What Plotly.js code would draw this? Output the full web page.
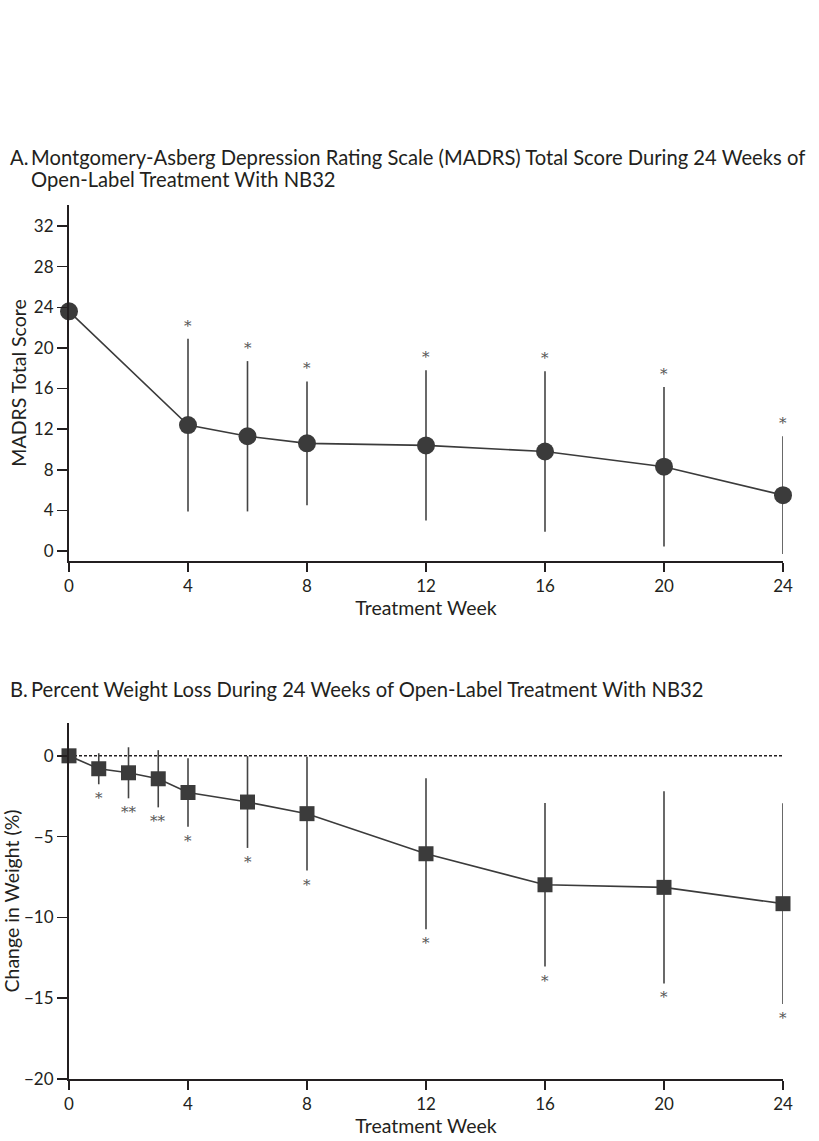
<!DOCTYPE html>
<html>
<head>
<meta charset="utf-8">
<script src="https://cdn.plot.ly/plotly-3.0.1.min.js"></script>
<style>html,body{margin:0;padding:0;background:#fff;}#chart{width:819px;height:1141px;}</style>
</head>
<body>
<div id="chart"></div>
<script>
// Panel A: MADRS total score
const weeksA = [0, 4, 6, 8, 12, 16, 20, 24];
const madrsMean = [23.6, 12.4, 11.3, 10.6, 10.4, 9.8, 8.3, 5.5];
const madrsSD = [0, 8.5, 7.4, 6.1, 7.4, 7.9, 7.85, 5.8];
const madrsSig = ['', '*', '*', '*', '*', '*', '*', '*'];

// Panel B: percent weight change
const weeksB = [0, 1, 2, 3, 4, 6, 8, 12, 16, 20, 24];
const weightMean = [0, -0.8, -1.05, -1.42, -2.27, -2.86, -3.58, -6.06, -7.98, -8.14, -9.15];
const weightSD = [0, 0.96, 1.58, 1.77, 2.12, 2.84, 3.52, 4.67, 5.06, 5.95, 6.21];
const weightSig = ['', '*', '**', '**', '*', '*', '*', '*', '*', '*', '*'];

const xTicks = [0, 4, 8, 12, 16, 20, 24];
const yTicksA = [0, 4, 8, 12, 16, 20, 24, 28, 32];
const yTicksB = [0, -5, -10, -15, -20];

const titleA1 = 'Montgomery-Asberg Depression Rating Scale (MADRS) Total Score During 24 Weeks of';
const titleA2 = 'Open-Label Treatment With NB32';
const titleB = 'Percent Weight Loss During 24 Weeks of Open-Label Treatment With NB32';

const FONT = 'Lato, "Open Sans", sans-serif';
const INK = '#231f20';
const MARK = '#3b3b3b';

const traceA = {
  x: weeksA, y: madrsMean, xaxis: 'x', yaxis: 'y', type: 'scatter', mode: 'lines+markers',
  line: {color: MARK, width: 1.6},
  marker: {symbol: 'circle', size: 18, color: MARK},
  error_y: {type: 'data', array: madrsSD, visible: true, color: '#444', thickness: 1.6, width: 0},
  cliponaxis: false, showlegend: false, hoverinfo: 'skip'
};
const traceB = {
  x: weeksB, y: weightMean, xaxis: 'x2', yaxis: 'y2', type: 'scatter', mode: 'lines+markers',
  line: {color: MARK, width: 1.6},
  marker: {symbol: 'square', size: 15, color: MARK},
  error_y: {type: 'data', array: weightSD, visible: true, color: '#444', thickness: 1.6, width: 0},
  cliponaxis: false, showlegend: false, hoverinfo: 'skip'
};

const starFont = {family: '"DejaVu Serif", serif', size: 15, color: '#555555'};
const annotations = [];
weeksA.forEach((w, i) => {
  if (!madrsSig[i]) return;
  annotations.push({x: w, y: madrsMean[i] + madrsSD[i], xref: 'x', yref: 'y', text: madrsSig[i],
    showarrow: false, yanchor: 'middle', yshift: 13, font: starFont});
});
weeksB.forEach((w, i) => {
  if (!weightSig[i]) return;
  annotations.push({x: w, y: weightMean[i] - weightSD[i], xref: 'x2', yref: 'y2', text: weightSig[i],
    showarrow: false, yanchor: 'middle', yshift: -14, font: starFont});
});
// Titles
const titleFont = {family: FONT, size: 20.2, color: INK};
annotations.push({xref: 'paper', yref: 'paper', x: -0.0855, y: 1.0, xanchor: 'left', yanchor: 'middle', yshift: 48,
  text: 'A.', showarrow: false, font: titleFont});
annotations.push({xref: 'paper', yref: 'paper', x: -0.0555, y: 1.0, xanchor: 'left', yanchor: 'middle', yshift: 48,
  text: titleA1, showarrow: false, font: titleFont});
annotations.push({xref: 'paper', yref: 'paper', x: -0.0555, y: 1.0, xanchor: 'left', yanchor: 'middle', yshift: 26,
  text: titleA2, showarrow: false, font: titleFont});
annotations.push({xref: 'paper', yref: 'paper', x: -0.0855, y: 0.4073, xanchor: 'left', yanchor: 'middle', yshift: 34,
  text: 'B.', showarrow: false, font: titleFont});
annotations.push({xref: 'paper', yref: 'paper', x: -0.0555, y: 0.4073, xanchor: 'left', yanchor: 'middle', yshift: 34,
  text: titleB, showarrow: false, font: titleFont});

const axisCommon = {
  showgrid: false, zeroline: false, showline: true, linecolor: INK, linewidth: 2,
  ticks: 'outside', ticklen: 9, tickwidth: 1.5, tickcolor: INK,
  tickfont: {family: FONT, size: 17, color: INK}
};
const axTitleFont = {family: FONT, size: 19.5, color: INK};

const layout = {
  width: 819, height: 1141,
  margin: {l: 69, r: 36, t: 205, b: 62},
  paper_bgcolor: '#fff', plot_bgcolor: '#fff',
  showlegend: false,
  xaxis: Object.assign({}, axisCommon, {
    domain: [0, 1], range: [0, 24], tickvals: xTicks, anchor: 'y',
    title: {text: 'Treatment Week', font: axTitleFont, standoff: 2}
  }),
  yaxis: Object.assign({}, axisCommon, {
    domain: [0.5927, 1], range: [-0.98, 34.07], tickvals: yTicksA, anchor: 'x', ticklen: 10,
    title: {text: 'MADRS Total Score', font: axTitleFont, standoff: 2}
  }),
  xaxis2: Object.assign({}, axisCommon, {
    domain: [0, 1], range: [0, 24], tickvals: xTicks, anchor: 'y2',
    title: {text: 'Treatment Week', font: axTitleFont, standoff: 2}
  }),
  yaxis2: Object.assign({}, axisCommon, {
    domain: [0, 0.4073], range: [-20, 2.03], tickvals: yTicksB, anchor: 'x2', ticklen: 10,
    title: {text: 'Change in Weight (%)', font: axTitleFont, standoff: 2}
  }),
  shapes: [{
    type: 'line', xref: 'x2', yref: 'y2', x0: weeksB[0], x1: weeksB[weeksB.length - 1], y0: 0, y1: 0,
    line: {color: INK, width: 1.5, dash: '3px,2px'}, layer: 'below'
  }],
  annotations: annotations
};

Plotly.newPlot('chart', [traceA, traceB], layout, {displayModeBar: false, staticPlot: true});
</script>
</body>
</html>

- **AIM**
Leave out the pictures and restate, word for word, the lines from the top of the data through the line containing "const madrsSig = ['', '*', '*', '*', '*', '*', '*', '*'];", both included.

- **FINAL RESULT**
What Plotly.js code would draw this? Output the full web page.
<!DOCTYPE html>
<html>
<head>
<meta charset="utf-8">
<script src="https://cdn.plot.ly/plotly-3.0.1.min.js"></script>
<style>html,body{margin:0;padding:0;background:#fff;}#chart{width:819px;height:1141px;}</style>
</head>
<body>
<div id="chart"></div>
<script>
// Panel A: MADRS total score
const weeksA = [0, 4, 6, 8, 12, 16, 20, 24];
const madrsMean = [23.6, 12.4, 11.3, 10.6, 10.4, 9.8, 8.3, 5.5];
const madrsSD = [0, 8.5, 7.4, 6.1, 7.4, 7.9, 7.85, 5.8];
const madrsSig = ['', '*', '*', '*', '*', '*', '*', '*'];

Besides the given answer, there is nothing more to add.